The building opened as the Lowther Rooms in 1833[6] following the redevelopment of the area by the Commissioners of Woods and Forests under Lord Lowther.[7][n 2] Its early attractions included an exhibition by Madame Tussaud in 1834, patronised by royalty,[9] but the venue rapidly acquired a certain notoriety:[10] a later commentator wrote that it became “a favourite place of resort with the young men of the period, who were attracted thither by a dismal form of entertainment known as ‘Blake’s Masquerades'”.[3] After Blake departed, the building was used for religious purposes, first as the Roman CatholicOratory of Saint Philip Neri from 1848 to 1852,[n 3] and then as a Protestant institute and working men’s club under the presidency of Lord Shaftesbury.[3]

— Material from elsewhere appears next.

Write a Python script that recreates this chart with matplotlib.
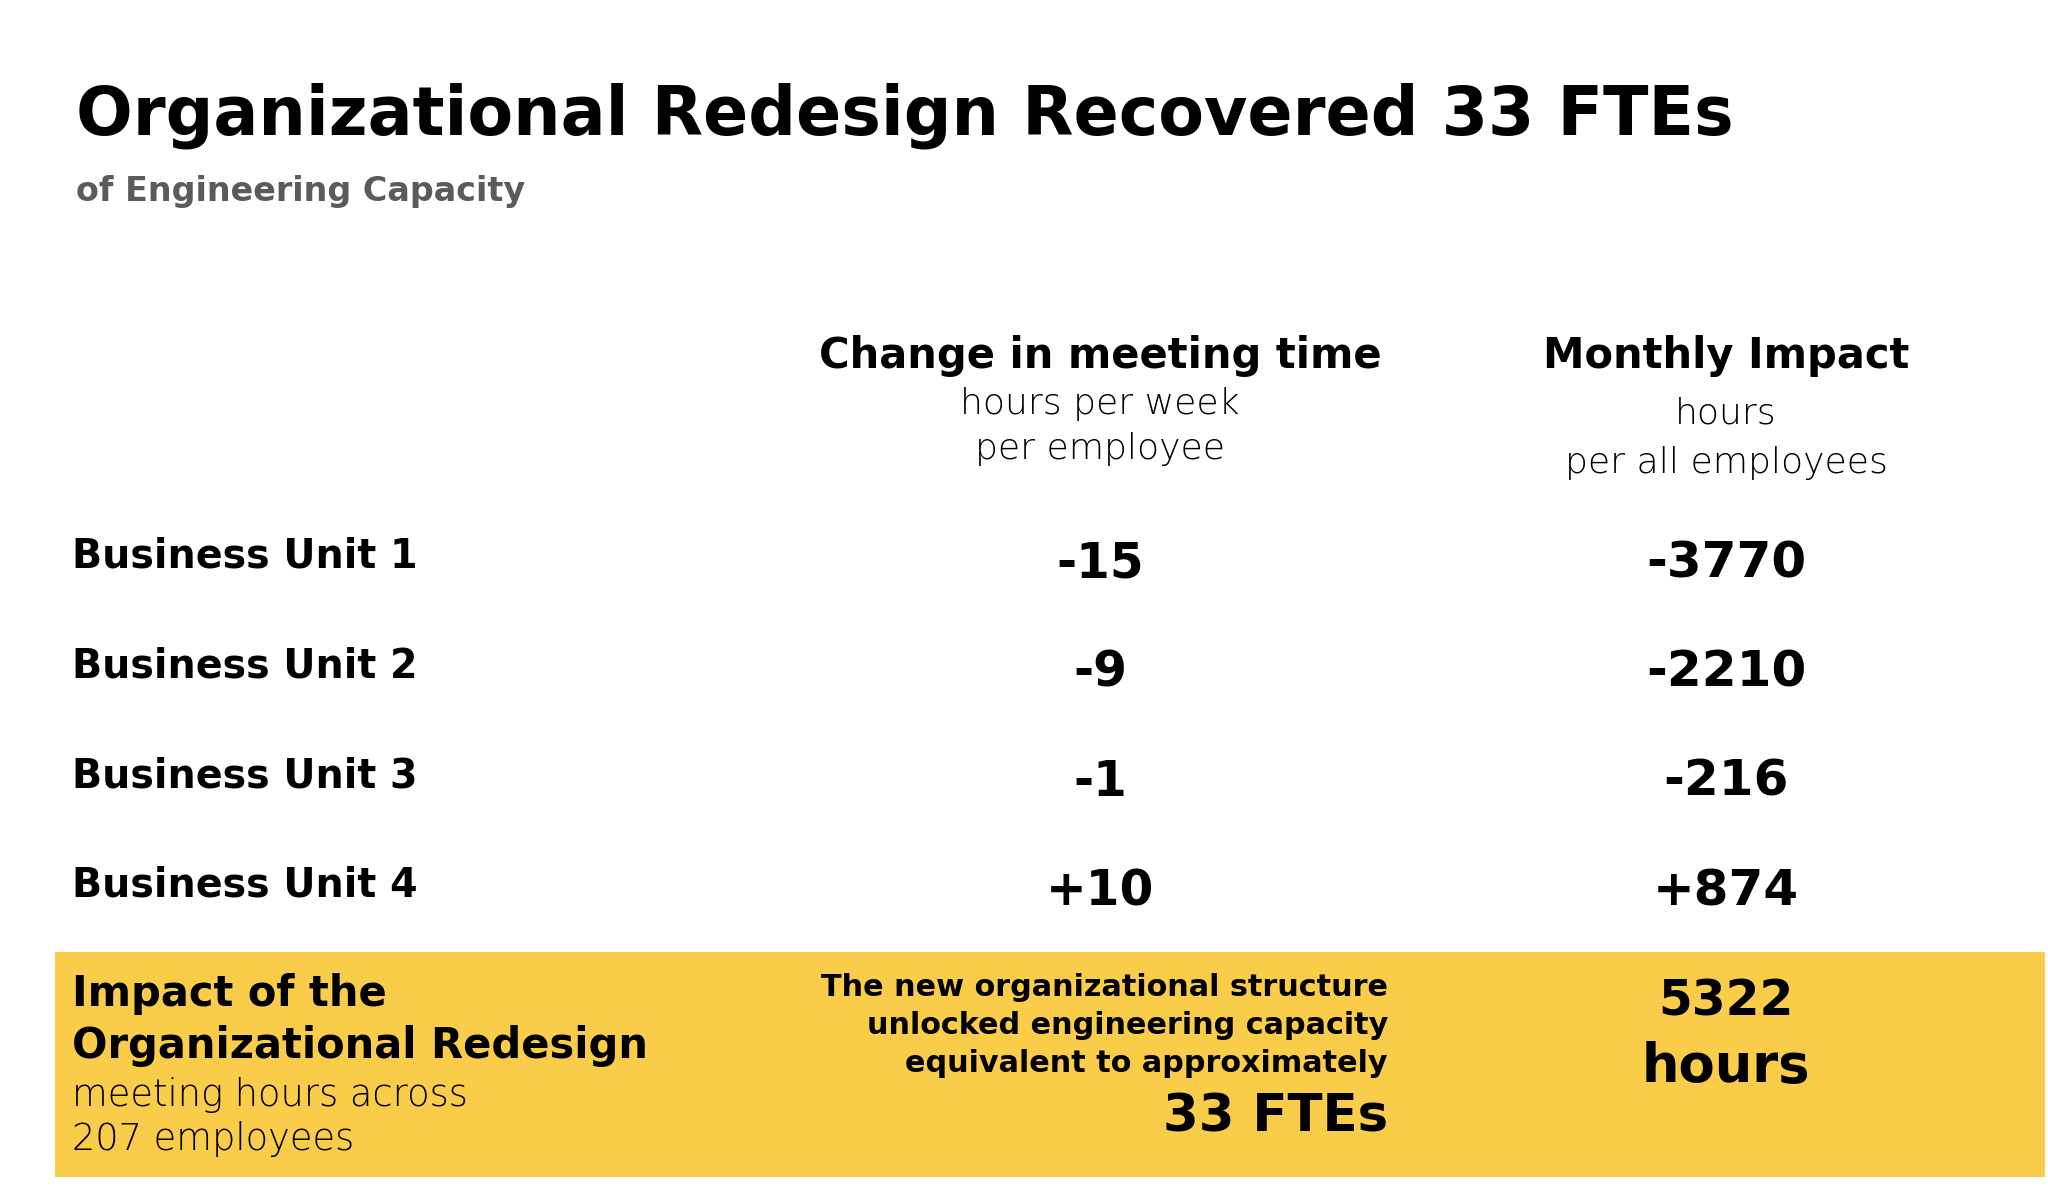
import matplotlib
matplotlib.use("Agg")
import matplotlib.pyplot as plt
from matplotlib.patches import Rectangle

# Table content
units = ["Business Unit 1", "Business Unit 2", "Business Unit 3", "Business Unit 4"]
change_hours = ["-15", "-9", "-1", "+10"]
monthly_hours = ["-3770", "-2210", "-216", "+874"]

col_titles = ["Change in meeting time", "Monthly Impact"]
col_subtitles = [["hours per week", "per employee"], ["hours", "per all employees"]]

total_hours = 5322
employees = 207
ftes = 33

W, H = 2048, 1198
fig = plt.figure(figsize=(W / 100, H / 100), dpi=100)
fig.patch.set_facecolor("white")

BOLD = dict(family="DejaVu Sans", weight="bold", color="black")
LIGHT = dict(family="DejaVu Sans", weight="light", color="black")


def px(x, y):
    return x / W, 1 - y / H


def put(x, y, s, size, style, ha="left", **kw):
    fig.text(*px(x, y), s, fontsize=size, ha=ha, va="center", **style, **kw)


# title
put(76, 116, f"Organizational Redesign Recovered {ftes} FTEs", 48, BOLD)
put(76, 192, "of Engineering Capacity", 24, dict(BOLD, color="#5b5b5b"))

# column headers
col_x = [1100, 1726]
sub_y = [[404, 449], [414, 463]]
for cx, title, subs, ys in zip(col_x, col_titles, col_subtitles, sub_y):
    put(cx, 356, title, 30, BOLD, ha="center")
    for s, yy in zip(subs, ys):
        put(cx, yy, s, 26, LIGHT, ha="center")

# rows
row_y0, row_step = 557, 109.5
for i, (u, c, m) in enumerate(zip(units, change_hours, monthly_hours)):
    y = row_y0 + i * row_step
    put(72, y, u, 28.5, BOLD)
    put(col_x[0], y + 6, c, 35, BOLD, ha="center")
    put(col_x[1], y + 6, m, 36, BOLD, ha="center")

# highlighted summary band
fig.patches.append(Rectangle(px(55, 1177), (2045 - 55) / W, (1177 - 952) / H,
                             transform=fig.transFigure, facecolor="#F9CC4A",
                             edgecolor="none", zorder=0))

put(72, 994, "Impact of the", 30, BOLD)
put(72, 1046, "Organizational Redesign", 30, BOLD)
put(72, 1095, "meeting hours across", 26.5, LIGHT)
put(72, 1139, f"{employees} employees", 26.5, LIGHT)

put(1388, 987, "The new organizational structure", 21.8, BOLD, ha="right")
put(1388, 1026, "unlocked engineering capacity", 21.8, BOLD, ha="right")
put(1388, 1063, "equivalent to approximately", 21.8, BOLD, ha="right")
put(1388, 1117, f"{ftes} FTEs", 37, BOLD, ha="right")

put(col_x[1], 1002, f"{total_hours}", 35, BOLD, ha="center")
put(col_x[1], 1067, "hours", 38, BOLD, ha="center")

fig.savefig("out.png", dpi=100, facecolor="white")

W. S. Woodin in his Olio of Oddities, 1856

The premises were acquired by the entertainer William S. Woodin, who converted them, reopening as the Polygraphic Hall on 12 May 1855.[10] Woodin gave one-man comic shows, beginning with The Olio of Oddities.[12] He remained in possession of the hall for more than ten years, giving performances there between his provincial tours. When he was not in residence the hall was used for other one-man shows, lectures, amateur dramatic productions, and minstrel shows.[13]

The building was sold to a partnership, E. W. Bradwell and W. R. Field, who acquired the adjoining houses and reconstructed the premises as a small playhouse called the Charing Cross Theatre.[13]The Times reported that they converted the building “into a regular playhouse, of light and elegant appearance, with two tiers of boxes, abundant stalls, a limited pit and no gallery – altogether an edifice satisfactorily answering to the favourite word ‘bijou’, and well worth seeing”.[14] Its capacity was 600.[15] The theatre opened on 19 June 1869 with a triple bill consisting of an operetta, a three-act drama and a burlesque, the last being W. S. Gilbert‘s The Pretty Druidess, a parody of Bellini‘s opera Norma.[16]

Lionel Brough, Lydia Thompson and Willie Edouin in Blue Beard, 1874

In 1872 an American manager, John S. Clarke, became proprietor.[n 4] Under his management the theatre was variously advertised as the Charing Cross Theatre and the Theatre Royal, Charing Cross.[4] He renovated the interior, receiving praise from The Sunday Times:

This theatre has undergone great alterations. These have been in excellent taste, and the house now is one of the prettiest in London. Its interior is as bright as may be, and the decorations have an unusually elegant and attractive effect. On the scenery, too, as well as before it, great pains have been bestowed and the manner in which the stage is turned to account reflects highest credit on the management.[17]

Among Clarke’s productions was a revival of Sheridan‘s The Rivals, featuring Mrs Stirling as Mrs Malaprop and Clarke as Bob Acres; it ran for more than 50 performances, an unheard-of run at the time for an old classic.[4]

In 1874 Lydia Thompson starred in H. B. Farnie‘s burlesque Blue Beard, in which she had played in the US nearly 500 times;[18] her co-stars were Lionel Brough and Willie Edouin.[18] The following year the theatre featured Kate Santley in a series of comic operas, and later Virginie Déjazet in a French season. John Hollingshead then presented burlesque, and in 1876 Thompson and her husband, Alexander Henderson (1828–1886) returned from a “farewell tour” of the US[n 5] and became proprietors of the theatre.[4]